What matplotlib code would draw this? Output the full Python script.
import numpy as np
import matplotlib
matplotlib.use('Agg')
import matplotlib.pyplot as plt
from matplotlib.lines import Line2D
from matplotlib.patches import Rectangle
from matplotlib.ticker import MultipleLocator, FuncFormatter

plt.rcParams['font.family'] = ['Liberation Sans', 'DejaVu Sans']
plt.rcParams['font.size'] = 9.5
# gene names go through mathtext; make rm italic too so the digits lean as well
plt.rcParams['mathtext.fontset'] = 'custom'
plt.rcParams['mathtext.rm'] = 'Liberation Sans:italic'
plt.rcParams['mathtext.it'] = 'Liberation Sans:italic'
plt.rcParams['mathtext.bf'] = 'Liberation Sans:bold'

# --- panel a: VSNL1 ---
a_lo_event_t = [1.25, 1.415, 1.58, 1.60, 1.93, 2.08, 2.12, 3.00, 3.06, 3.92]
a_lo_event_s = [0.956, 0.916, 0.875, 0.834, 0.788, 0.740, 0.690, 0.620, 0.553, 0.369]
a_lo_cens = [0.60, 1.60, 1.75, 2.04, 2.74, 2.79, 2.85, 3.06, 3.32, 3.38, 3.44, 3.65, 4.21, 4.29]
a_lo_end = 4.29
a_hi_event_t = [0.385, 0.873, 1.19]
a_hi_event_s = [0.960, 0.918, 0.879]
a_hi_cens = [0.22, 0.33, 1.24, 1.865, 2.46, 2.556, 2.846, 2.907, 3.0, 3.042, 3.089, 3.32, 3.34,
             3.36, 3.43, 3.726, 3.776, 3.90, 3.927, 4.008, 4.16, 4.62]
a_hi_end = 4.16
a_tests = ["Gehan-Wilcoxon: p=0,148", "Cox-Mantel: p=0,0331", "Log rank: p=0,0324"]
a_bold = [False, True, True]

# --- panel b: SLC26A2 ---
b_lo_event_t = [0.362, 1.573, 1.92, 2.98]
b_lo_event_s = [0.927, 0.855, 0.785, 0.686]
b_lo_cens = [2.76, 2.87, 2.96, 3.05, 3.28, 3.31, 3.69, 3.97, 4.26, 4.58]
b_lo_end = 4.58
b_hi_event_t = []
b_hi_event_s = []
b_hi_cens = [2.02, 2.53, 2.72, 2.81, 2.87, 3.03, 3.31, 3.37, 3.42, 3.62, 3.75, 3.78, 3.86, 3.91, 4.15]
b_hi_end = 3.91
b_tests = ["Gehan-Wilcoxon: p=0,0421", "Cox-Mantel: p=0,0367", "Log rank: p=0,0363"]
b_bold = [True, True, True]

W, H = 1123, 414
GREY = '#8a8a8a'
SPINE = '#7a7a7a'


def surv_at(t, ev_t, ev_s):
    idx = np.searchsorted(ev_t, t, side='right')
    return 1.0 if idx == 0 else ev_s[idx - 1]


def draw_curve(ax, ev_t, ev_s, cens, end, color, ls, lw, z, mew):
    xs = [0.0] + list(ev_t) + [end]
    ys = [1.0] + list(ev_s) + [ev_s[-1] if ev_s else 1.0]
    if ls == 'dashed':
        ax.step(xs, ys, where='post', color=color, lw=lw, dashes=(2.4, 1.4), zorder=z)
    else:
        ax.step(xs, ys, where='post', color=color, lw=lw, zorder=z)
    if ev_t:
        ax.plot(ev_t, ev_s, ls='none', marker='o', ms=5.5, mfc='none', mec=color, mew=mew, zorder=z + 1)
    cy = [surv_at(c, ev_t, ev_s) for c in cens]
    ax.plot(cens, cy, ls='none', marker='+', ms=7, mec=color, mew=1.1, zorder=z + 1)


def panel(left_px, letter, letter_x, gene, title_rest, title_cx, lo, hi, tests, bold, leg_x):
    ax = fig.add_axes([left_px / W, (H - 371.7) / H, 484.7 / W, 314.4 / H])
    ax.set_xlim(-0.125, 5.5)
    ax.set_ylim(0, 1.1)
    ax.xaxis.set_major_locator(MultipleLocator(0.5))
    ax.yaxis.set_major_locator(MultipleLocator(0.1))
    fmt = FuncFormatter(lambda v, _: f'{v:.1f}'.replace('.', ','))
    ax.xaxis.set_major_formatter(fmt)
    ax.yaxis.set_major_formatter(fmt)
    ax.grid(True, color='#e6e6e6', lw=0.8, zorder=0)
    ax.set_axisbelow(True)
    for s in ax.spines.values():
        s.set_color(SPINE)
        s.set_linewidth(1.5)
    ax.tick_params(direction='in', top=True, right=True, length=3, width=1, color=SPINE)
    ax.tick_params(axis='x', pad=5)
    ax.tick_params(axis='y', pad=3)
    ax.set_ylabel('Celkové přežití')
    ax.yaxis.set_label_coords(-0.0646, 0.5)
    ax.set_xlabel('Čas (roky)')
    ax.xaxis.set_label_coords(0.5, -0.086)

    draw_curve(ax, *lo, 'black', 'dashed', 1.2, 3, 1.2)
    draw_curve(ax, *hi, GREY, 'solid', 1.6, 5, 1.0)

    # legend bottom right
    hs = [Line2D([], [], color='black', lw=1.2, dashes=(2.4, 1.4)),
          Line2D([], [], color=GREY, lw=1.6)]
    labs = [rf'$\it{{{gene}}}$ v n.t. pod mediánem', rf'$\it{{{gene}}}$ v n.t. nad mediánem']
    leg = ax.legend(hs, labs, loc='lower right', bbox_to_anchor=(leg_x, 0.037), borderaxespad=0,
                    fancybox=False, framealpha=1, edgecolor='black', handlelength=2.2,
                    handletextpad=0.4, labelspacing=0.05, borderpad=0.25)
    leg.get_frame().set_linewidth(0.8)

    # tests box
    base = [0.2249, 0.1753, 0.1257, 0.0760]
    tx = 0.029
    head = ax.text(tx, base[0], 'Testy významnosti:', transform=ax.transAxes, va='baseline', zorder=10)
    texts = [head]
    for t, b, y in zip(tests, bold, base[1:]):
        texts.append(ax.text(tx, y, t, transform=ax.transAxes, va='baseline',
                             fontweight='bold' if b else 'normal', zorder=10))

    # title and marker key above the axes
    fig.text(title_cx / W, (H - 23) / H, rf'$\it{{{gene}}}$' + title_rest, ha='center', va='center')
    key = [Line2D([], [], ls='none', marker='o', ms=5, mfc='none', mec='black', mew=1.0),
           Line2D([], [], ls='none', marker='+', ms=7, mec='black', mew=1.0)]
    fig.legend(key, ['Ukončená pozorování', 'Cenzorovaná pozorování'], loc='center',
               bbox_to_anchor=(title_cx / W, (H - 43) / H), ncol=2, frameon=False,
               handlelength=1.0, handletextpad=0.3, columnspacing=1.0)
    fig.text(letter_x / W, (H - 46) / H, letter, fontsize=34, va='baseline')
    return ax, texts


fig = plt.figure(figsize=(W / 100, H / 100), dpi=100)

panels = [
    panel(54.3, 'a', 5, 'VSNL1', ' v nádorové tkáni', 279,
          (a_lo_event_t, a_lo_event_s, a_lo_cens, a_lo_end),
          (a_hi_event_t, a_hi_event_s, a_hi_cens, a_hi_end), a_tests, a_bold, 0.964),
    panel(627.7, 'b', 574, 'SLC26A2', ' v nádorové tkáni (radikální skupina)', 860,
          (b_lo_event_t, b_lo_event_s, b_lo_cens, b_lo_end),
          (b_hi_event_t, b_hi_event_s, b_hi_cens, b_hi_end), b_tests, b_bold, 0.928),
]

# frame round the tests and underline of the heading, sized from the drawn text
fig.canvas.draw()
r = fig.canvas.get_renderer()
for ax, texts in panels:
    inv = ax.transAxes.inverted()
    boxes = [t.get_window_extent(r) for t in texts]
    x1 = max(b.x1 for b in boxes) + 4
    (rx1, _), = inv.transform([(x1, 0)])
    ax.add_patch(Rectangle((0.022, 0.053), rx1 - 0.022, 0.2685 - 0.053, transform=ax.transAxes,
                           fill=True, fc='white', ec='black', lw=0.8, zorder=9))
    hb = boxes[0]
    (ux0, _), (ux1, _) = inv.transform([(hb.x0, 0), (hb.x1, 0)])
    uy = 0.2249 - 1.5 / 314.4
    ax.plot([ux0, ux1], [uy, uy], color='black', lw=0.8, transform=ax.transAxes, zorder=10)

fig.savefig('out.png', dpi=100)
- - - -
▸ Task objective:
From the top of the listing above, restate each line word for word up to and including the line with "plt.rcParams['mathtext.bf'] = 'Liberation"; add nothing else.

▸ Exercise response:
What matplotlib code would draw this? Output the full Python script.
import numpy as np
import matplotlib
matplotlib.use('Agg')
import matplotlib.pyplot as plt
from matplotlib.lines import Line2D
from matplotlib.patches import Rectangle
from matplotlib.ticker import MultipleLocator, FuncFormatter

plt.rcParams['font.family'] = ['Liberation Sans', 'DejaVu Sans']
plt.rcParams['font.size'] = 9.5
# gene names go through mathtext; make rm italic too so the digits lean as well
plt.rcParams['mathtext.fontset'] = 'custom'
plt.rcParams['mathtext.rm'] = 'Liberation Sans:italic'
plt.rcParams['mathtext.it'] = 'Liberation Sans:italic'
plt.rcParams['mathtext.bf'] = 'Liberation Sans:bold'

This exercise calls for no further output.